Bonnemain, a 72-year-old Barcelona-born member of Opus Dei, is well versed in canon law. He previously served as judicial vicar and canon of the cathedral chapter of the diocese.
Fr. James Bradley, assistant professor of canon law at the Catholic University of America, told CNA that “canon 844 §4 concerns the licit administration of the sacraments of penance, the Most Holy Eucharist, and the anointing of the sick to baptized non-Catholics, other than the Orthodox and their equivalent”.
“Five conditions exist for this to be a licit act,” he said via email.
“The first is danger of death, or some grave necessity.
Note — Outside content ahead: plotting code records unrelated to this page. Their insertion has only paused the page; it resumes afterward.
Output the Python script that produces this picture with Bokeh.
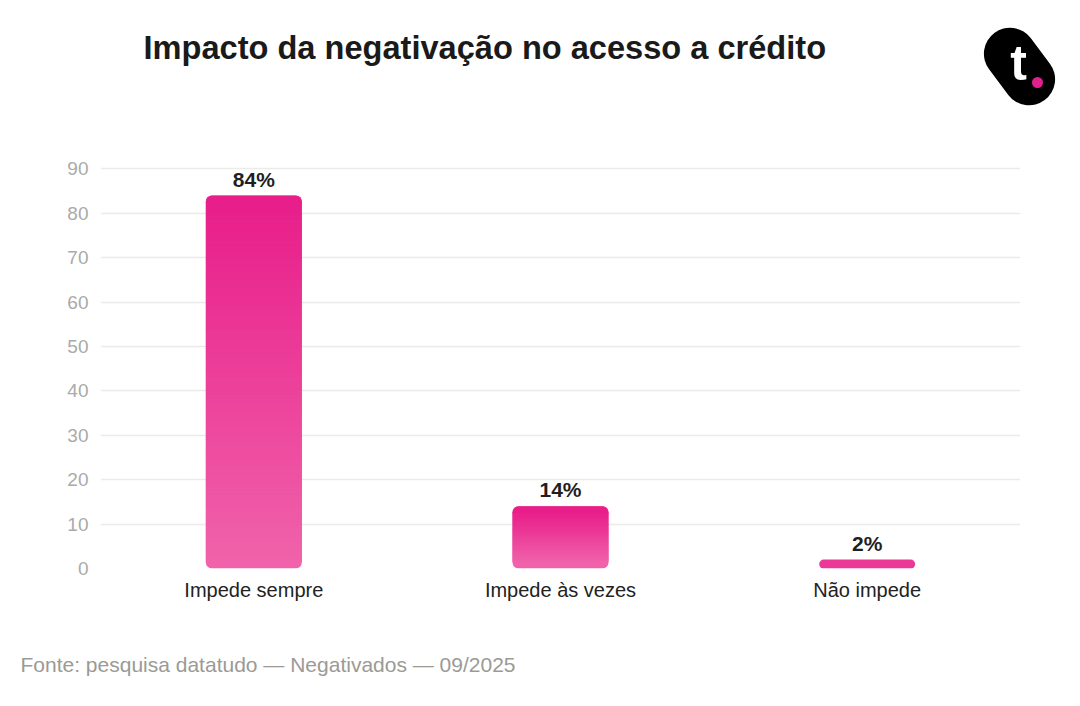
from bokeh.plotting import figure
from bokeh.models import ColumnDataSource, FactorRange, Range1d, FixedTicker, LabelSet
from bokeh.layouts import column
from bokeh.core.properties import value
from bokeh.embed import file_html
from bokeh.resources import INLINE

# ---- data ----
categories = ["Impede sempre", "Impede às vezes", "Não impede"]
values = [84, 14, 2]
value_labels = ["84%", "14%", "2%"]
y_ticks = [0, 10, 20, 30, 40, 50, 60, 70, 80, 90]
title_text = "Impacto da negativação no acesso a crédito"
footer_text = "Fonte: pesquisa datatudo — Negativados — 09/2025"

FONT = "Liberation Sans"
TOP_RGB = (232, 30, 138)
BOTTOM_RGB = (240, 98, 170)
BAR_W = 0.313
W = 1072


def blank(height):
    f = figure(width=W, height=height, output_backend="svg", toolbar_location=None,
               x_range=Range1d(0, W), y_range=Range1d(height, 0),
               x_axis_type=None, y_axis_type=None, min_border=0)
    f.frame_align = False
    f.outline_line_color = None
    f.grid.visible = False
    f.background_fill_color = "white"
    f.border_fill_color = "white"
    return f


# ---- header: title + logo ----
head = blank(150)
head.text(x=[143], y=[47], text=[title_text], text_font=value(FONT),
          text_font_style="bold", text_font_size="32.6px", text_color="#1a1a1a",
          text_baseline="alphabetic", text_align="left")
head.line(x=[1009.4, 1028.6], y=[53.2, 78.8], line_width=52, line_cap="round",
          line_color="black")
head.text(x=[1018], y=[62], text=["t"], text_font=value(FONT), text_font_style="bold",
          text_font_size="50px", text_color="white", text_align="center",
          text_baseline="alphabetic")
head.scatter(x=[1037], y=[82], size=11, fill_color="#e0208c", line_color=None)

# ---- main chart ----
p = figure(width=W, height=490, output_backend="svg", toolbar_location=None,
           x_range=FactorRange(*categories, range_padding=0),
           y_range=Range1d(0, 91),
           min_border_left=100, min_border_right=52, min_border_top=14,
           min_border_bottom=72)
p.outline_line_color = None
p.background_fill_color = "white"
p.border_fill_color = "white"


def mix(f):
    r = [round(BOTTOM_RGB[i] + (TOP_RGB[i] - BOTTOM_RGB[i]) * f) for i in range(3)]
    return "#%02x%02x%02x" % tuple(r)


# gradient built from each value: rounded base, body slices, rounded top cap
CAP = 1.4   # in value units (~6 px)
EPS = 0.15
parts = {k: dict(x=[], b=[], t=[], c=[]) for k in ("base", "single", "body", "cap")}


def add(key, cat, b, t, c):
    g = parts[key]
    g["x"].append(cat); g["b"].append(b); g["t"].append(t); g["c"].append(c)


for cat, v in zip(categories, values):
    if v <= 2 * CAP:
        add("single", cat, 0, v, mix(0.6))
        continue
    add("base", cat, 0, v, mix(0))
    lo, hi = CAP, v - CAP
    n = max(1, int(round((hi - lo) * 2)))
    for i in range(n):
        b = lo + (hi - lo) * i / n
        t = min(lo + (hi - lo) * (i + 1) / n + EPS, hi)
        add("body", cat, b, t, mix((i + 0.5) / n))
    add("cap", cat, hi - EPS, v, mix(1))

radius = {"base": 6, "single": 5, "body": 0, "cap": (6, 6, 0, 0)}
for key in ("base", "single", "body", "cap"):
    g = parts[key]
    if not g["x"]:
        continue
    src = ColumnDataSource(dict(x=g["x"], bottom=g["b"], top=g["t"], color=g["c"]))
    p.vbar(x="x", bottom="bottom", top="top", width=BAR_W, source=src,
           fill_color="color", line_color=None, border_radius=radius[key])

lsrc = ColumnDataSource(dict(x=categories, y=values, text=value_labels))
p.add_layout(LabelSet(x="x", y="y", text="text", source=lsrc, y_offset=9,
                      text_align="center", text_baseline="alphabetic",
                      text_font=value(FONT), text_font_style="bold",
                      text_font_size="21px", text_color="#1f1f1f"))

p.yaxis.ticker = FixedTicker(ticks=y_ticks)
p.yaxis.axis_line_color = None
p.yaxis.major_tick_line_color = None
p.yaxis.minor_tick_line_color = None
p.yaxis.major_tick_out = 0
p.yaxis.major_label_standoff = 12
p.yaxis.major_label_text_font = FONT
p.yaxis.major_label_text_font_size = "19px"
p.yaxis.major_label_text_color = "#aaaaaa"

p.xaxis.axis_line_color = None
p.xaxis.major_tick_line_color = None
p.xaxis.major_tick_out = 0
p.xaxis.major_label_standoff = 10
p.xaxis.major_label_text_font = FONT
p.xaxis.major_label_text_font_size = "20px"
p.xaxis.major_label_text_color = "#222222"

p.xgrid.grid_line_color = None
p.ygrid.grid_line_color = "#ecebe7"
p.ygrid.grid_line_width = 1.5

# ---- footer ----
foot = blank(58)
foot.text(x=[20], y=[24], text=[footer_text], text_font=value(FONT),
          text_font_size="21px", text_color="#9b9a94", text_baseline="alphabetic",
          text_align="left")

layout = column(head, p, foot, spacing=0)
open("out.html", "w").write(file_html(layout, INLINE))
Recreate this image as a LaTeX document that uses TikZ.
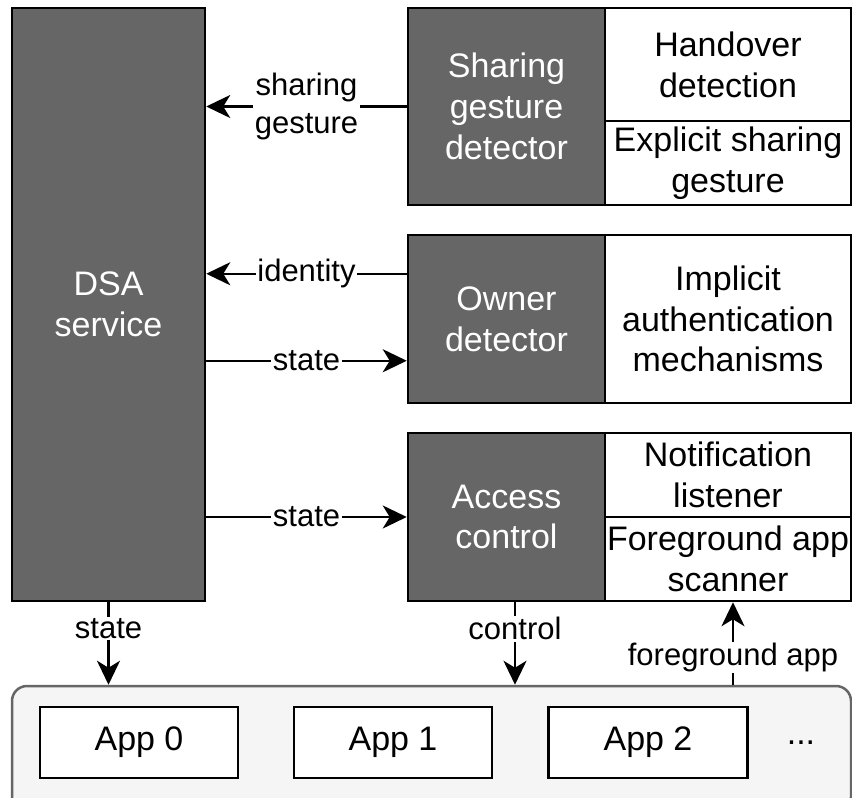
\documentclass[tikz,border=0pt]{standalone}
\usepackage{fontspec}
\setmainfont{Liberation Sans}
\usetikzlibrary{arrows.meta,calc}
\tikzset{
  box/.style={draw=black, line width=2.5pt, rectangle, inner sep=0pt, align=center,
    font=\fontsize{34}{40.8}\selectfont},
  darkbox/.style={box, fill=darkfill, text=white},
  whitebox/.style={box, fill=white},
  lbl/.style={fill=white, inner sep=1.5pt, align=center, font=\fontsize{31}{38}\selectfont},
  arr/.style={line width=2.5pt, -{Stealth[length=24pt, width=23pt, inset=7pt]}},
}
\definecolor{darkfill}{HTML}{666666}
\definecolor{panel}{HTML}{F5F5F5}
\definecolor{panelline}{HTML}{666666}
\begin{document}
\begin{tikzpicture}[x=1pt, y=-1pt]
\useasboundingbox (0,0) rectangle (852,798);
\clip (0,0) rectangle (852,798);

% app panel at the bottom
\node[draw=panelline, fill=panel, line width=2.5pt, rounded corners=15pt, rectangle,
      minimum width=839pt, minimum height=126pt, inner sep=0pt] (apps) at (431.5,749) {};
\node[whitebox, minimum width=198pt, minimum height=71pt] (app0) at (139,742.5) {App 0};
\node[whitebox, minimum width=198pt, minimum height=71pt] (app1) at (393,742.5) {App 1};
\node[whitebox, minimum width=199pt, minimum height=71pt] (app2) at (648,742.5) {App 2};
\node[font=\fontsize{34}{40.8}\selectfont] (dots) at (801,743) {...};

% service column
\node[darkbox, minimum width=193pt, minimum height=593pt] (dsa) at (108.5,304.5) {DSA\\service};

% sharing gesture detector
\node[darkbox, minimum width=197pt, minimum height=197pt] (sgd) at (506.5,106.5) {Sharing\\gesture\\detector};
\node[whitebox, minimum width=246pt, minimum height=113pt] (hand) at (728,64.5) {Handover\\detection};
\node[whitebox, minimum width=246pt, minimum height=84pt] (expl) at (728,163) {Explicit sharing\\gesture};

% owner detector
\node[darkbox, minimum width=197pt, minimum height=168pt] (own) at (506.5,319) {Owner\\detector};
\node[whitebox, minimum width=246pt, minimum height=168pt] (impl) at (728,319) {Implicit\\authentication\\mechanisms};

% access control
\node[darkbox, minimum width=197pt, minimum height=168pt] (acc) at (506.5,517) {Access\\control};
\node[whitebox, minimum width=246pt, minimum height=84pt] (notif) at (728,475) {Notification\\listener};
\node[whitebox, minimum width=246pt, minimum height=84pt] (fgs) at (728,559) {Foreground app\\scanner};

% connectors
\draw[arr] (sgd.west) -- (sgd.west -| dsa.east)
  node[lbl, midway] {sharing\\gesture};
\coordinate (idp) at ($(own.north west)+(0,40)$);
\draw[arr] (idp) -- (idp -| dsa.east) node[lbl, midway] {identity};
\coordinate (stp) at ($(own.north west)+(0,127)$);
\draw[arr] (stp -| dsa.east) -- (stp) node[lbl, midway] {state};
\draw[arr] (acc.west -| dsa.east) -- (acc.west) node[lbl, midway] {state};

\draw[arr] (dsa.south) -- (dsa.south |- apps.north) node[lbl, pos=0.32] {state};
\coordinate (ctl) at ($(acc.south)+(8.5,0)$);
\draw[arr] (ctl) -- (ctl |- apps.north) node[lbl, pos=0.32] {control};
\coordinate (fga) at ($(fgs.south)+(5,0)$);
\draw[arr] (fga |- apps.north) -- (fga) node[lbl, pos=0.33] {foreground app};
\end{tikzpicture}
\end{document}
The following four are all required in addition: the person seeking the sacrament must be unable to approach their own minister; the individual is to manifest Catholic faith in the sacrament requested; the person must request the sacrament on their own initiative; and the person must be properly disposed.”
Following international reports critical of the bishop’s actions, kath.ch defended Bonnemain, arguing that a predecessor had done the same and referring to the famous case of Cardinal Joseph Ratzinger giving Communion to Brother Roger Schutz of Taizé at the funeral of Pope John Paul II in 2005.